* [PROVIDED MATERIAL]
• • •
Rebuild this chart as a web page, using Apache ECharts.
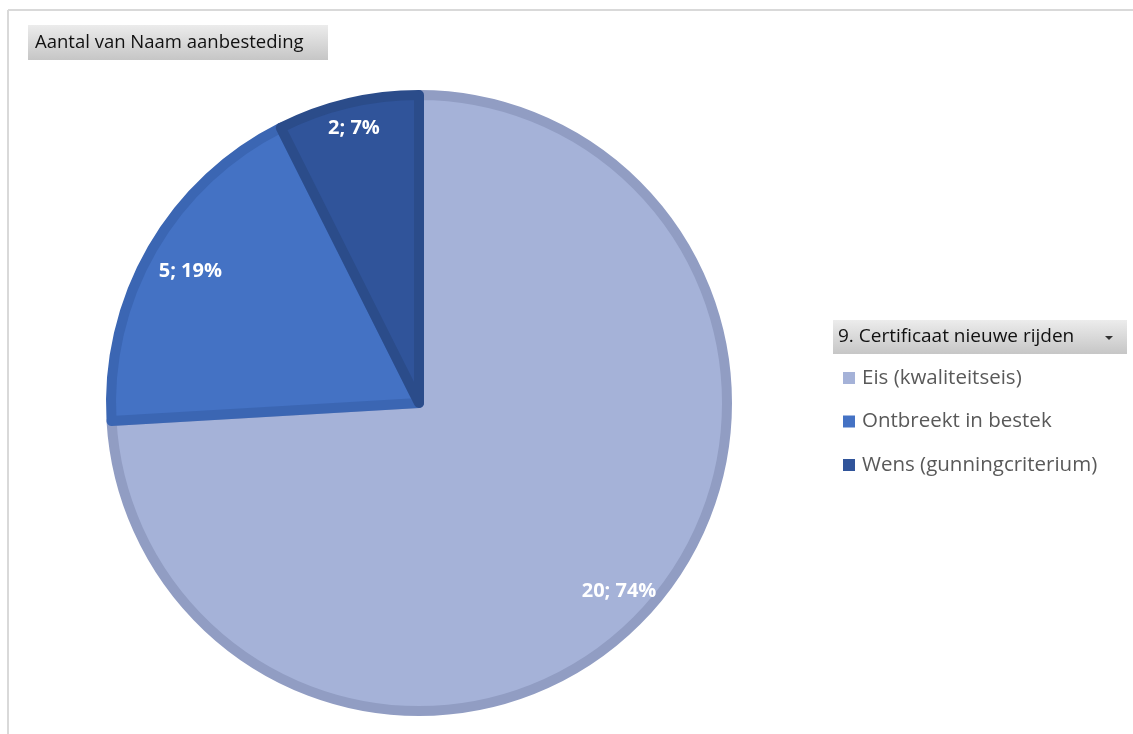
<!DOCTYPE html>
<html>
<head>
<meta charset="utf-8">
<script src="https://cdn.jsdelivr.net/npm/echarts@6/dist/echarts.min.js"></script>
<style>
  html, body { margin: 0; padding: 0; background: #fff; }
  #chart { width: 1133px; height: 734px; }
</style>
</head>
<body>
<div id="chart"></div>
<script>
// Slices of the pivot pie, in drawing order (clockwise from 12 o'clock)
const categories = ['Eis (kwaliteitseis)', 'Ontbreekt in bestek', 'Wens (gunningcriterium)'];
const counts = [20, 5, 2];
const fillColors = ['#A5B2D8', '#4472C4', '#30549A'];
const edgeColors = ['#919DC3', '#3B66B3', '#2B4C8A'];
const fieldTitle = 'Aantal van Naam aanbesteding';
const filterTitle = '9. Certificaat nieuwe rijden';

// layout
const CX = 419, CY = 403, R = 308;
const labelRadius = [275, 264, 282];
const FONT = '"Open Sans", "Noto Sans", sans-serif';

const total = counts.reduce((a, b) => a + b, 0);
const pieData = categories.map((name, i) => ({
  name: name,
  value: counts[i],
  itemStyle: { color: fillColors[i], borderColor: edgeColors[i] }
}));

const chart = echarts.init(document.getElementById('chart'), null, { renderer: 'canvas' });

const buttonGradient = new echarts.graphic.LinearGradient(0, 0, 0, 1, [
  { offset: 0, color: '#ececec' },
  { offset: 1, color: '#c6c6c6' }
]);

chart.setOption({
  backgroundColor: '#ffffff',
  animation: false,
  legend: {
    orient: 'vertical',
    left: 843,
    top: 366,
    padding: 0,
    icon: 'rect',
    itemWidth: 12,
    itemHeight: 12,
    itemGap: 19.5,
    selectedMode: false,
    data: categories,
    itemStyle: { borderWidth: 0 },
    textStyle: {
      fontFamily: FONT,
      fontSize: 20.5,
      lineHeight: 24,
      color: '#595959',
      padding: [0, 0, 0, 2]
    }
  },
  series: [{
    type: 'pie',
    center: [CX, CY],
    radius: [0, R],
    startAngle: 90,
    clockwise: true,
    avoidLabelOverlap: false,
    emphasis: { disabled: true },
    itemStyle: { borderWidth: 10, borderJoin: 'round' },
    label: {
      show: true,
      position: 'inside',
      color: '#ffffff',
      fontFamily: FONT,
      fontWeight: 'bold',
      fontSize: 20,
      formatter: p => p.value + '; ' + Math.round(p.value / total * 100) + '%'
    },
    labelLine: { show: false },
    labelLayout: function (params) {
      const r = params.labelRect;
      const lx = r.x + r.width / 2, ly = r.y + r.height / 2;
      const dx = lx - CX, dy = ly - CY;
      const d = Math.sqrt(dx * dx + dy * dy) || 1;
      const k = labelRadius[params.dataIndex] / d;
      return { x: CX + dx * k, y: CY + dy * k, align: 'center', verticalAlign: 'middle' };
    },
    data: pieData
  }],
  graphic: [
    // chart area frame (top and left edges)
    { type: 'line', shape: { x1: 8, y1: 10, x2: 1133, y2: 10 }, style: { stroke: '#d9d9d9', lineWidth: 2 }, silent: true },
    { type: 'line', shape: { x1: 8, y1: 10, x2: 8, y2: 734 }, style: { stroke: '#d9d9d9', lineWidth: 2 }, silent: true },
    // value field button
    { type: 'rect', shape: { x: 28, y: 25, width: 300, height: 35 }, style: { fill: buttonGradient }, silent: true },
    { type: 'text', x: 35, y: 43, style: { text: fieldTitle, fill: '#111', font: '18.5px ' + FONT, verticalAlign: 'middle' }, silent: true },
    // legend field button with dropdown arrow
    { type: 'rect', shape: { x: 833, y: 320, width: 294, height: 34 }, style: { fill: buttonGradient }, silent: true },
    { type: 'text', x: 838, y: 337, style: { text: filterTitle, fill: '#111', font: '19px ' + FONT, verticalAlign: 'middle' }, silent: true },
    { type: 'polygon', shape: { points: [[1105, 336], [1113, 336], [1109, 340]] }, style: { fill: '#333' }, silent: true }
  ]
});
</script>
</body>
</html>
• • •
* [TASK DETAILS] Print the full listing exactly, dropping the pictures.

* [SOLUTION TO THE EXERCISE]
Rebuild this chart as a web page, using Apache ECharts.
<!DOCTYPE html>
<html>
<head>
<meta charset="utf-8">
<script src="https://cdn.jsdelivr.net/npm/echarts@6/dist/echarts.min.js"></script>
<style>
  html, body { margin: 0; padding: 0; background: #fff; }
  #chart { width: 1133px; height: 734px; }
</style>
</head>
<body>
<div id="chart"></div>
<script>
// Slices of the pivot pie, in drawing order (clockwise from 12 o'clock)
const categories = ['Eis (kwaliteitseis)', 'Ontbreekt in bestek', 'Wens (gunningcriterium)'];
const counts = [20, 5, 2];
const fillColors = ['#A5B2D8', '#4472C4', '#30549A'];
const edgeColors = ['#919DC3', '#3B66B3', '#2B4C8A'];
const fieldTitle = 'Aantal van Naam aanbesteding';
const filterTitle = '9. Certificaat nieuwe rijden';

// layout
const CX = 419, CY = 403, R = 308;
const labelRadius = [275, 264, 282];
const FONT = '"Open Sans", "Noto Sans", sans-serif';

const total = counts.reduce((a, b) => a + b, 0);
const pieData = categories.map((name, i) => ({
  name: name,
  value: counts[i],
  itemStyle: { color: fillColors[i], borderColor: edgeColors[i] }
}));

const chart = echarts.init(document.getElementById('chart'), null, { renderer: 'canvas' });

const buttonGradient = new echarts.graphic.LinearGradient(0, 0, 0, 1, [
  { offset: 0, color: '#ececec' },
  { offset: 1, color: '#c6c6c6' }
]);

chart.setOption({
  backgroundColor: '#ffffff',
  animation: false,
  legend: {
    orient: 'vertical',
    left: 843,
    top: 366,
    padding: 0,
    icon: 'rect',
    itemWidth: 12,
    itemHeight: 12,
    itemGap: 19.5,
    selectedMode: false,
    data: categories,
    itemStyle: { borderWidth: 0 },
    textStyle: {
      fontFamily: FONT,
      fontSize: 20.5,
      lineHeight: 24,
      color: '#595959',
      padding: [0, 0, 0, 2]
    }
  },
  series: [{
    type: 'pie',
    center: [CX, CY],
    radius: [0, R],
    startAngle: 90,
    clockwise: true,
    avoidLabelOverlap: false,
    emphasis: { disabled: true },
    itemStyle: { borderWidth: 10, borderJoin: 'round' },
    label: {
      show: true,
      position: 'inside',
      color: '#ffffff',
      fontFamily: FONT,
      fontWeight: 'bold',
      fontSize: 20,
      formatter: p => p.value + '; ' + Math.round(p.value / total * 100) + '%'
    },
    labelLine: { show: false },
    labelLayout: function (params) {
      const r = params.labelRect;
      const lx = r.x + r.width / 2, ly = r.y + r.height / 2;
      const dx = lx - CX, dy = ly - CY;
      const d = Math.sqrt(dx * dx + dy * dy) || 1;
      const k = labelRadius[params.dataIndex] / d;
      return { x: CX + dx * k, y: CY + dy * k, align: 'center', verticalAlign: 'middle' };
    },
    data: pieData
  }],
  graphic: [
    // chart area frame (top and left edges)
    { type: 'line', shape: { x1: 8, y1: 10, x2: 1133, y2: 10 }, style: { stroke: '#d9d9d9', lineWidth: 2 }, silent: true },
    { type: 'line', shape: { x1: 8, y1: 10, x2: 8, y2: 734 }, style: { stroke: '#d9d9d9', lineWidth: 2 }, silent: true },
    // value field button
    { type: 'rect', shape: { x: 28, y: 25, width: 300, height: 35 }, style: { fill: buttonGradient }, silent: true },
    { type: 'text', x: 35, y: 43, style: { text: fieldTitle, fill: '#111', font: '18.5px ' + FONT, verticalAlign: 'middle' }, silent: true },
    // legend field button with dropdown arrow
    { type: 'rect', shape: { x: 833, y: 320, width: 294, height: 34 }, style: { fill: buttonGradient }, silent: true },
    { type: 'text', x: 838, y: 337, style: { text: filterTitle, fill: '#111', font: '19px ' + FONT, verticalAlign: 'middle' }, silent: true },
    { type: 'polygon', shape: { points: [[1105, 336], [1113, 336], [1109, 340]] }, style: { fill: '#333' }, silent: true }
  ]
});
</script>
</body>
</html>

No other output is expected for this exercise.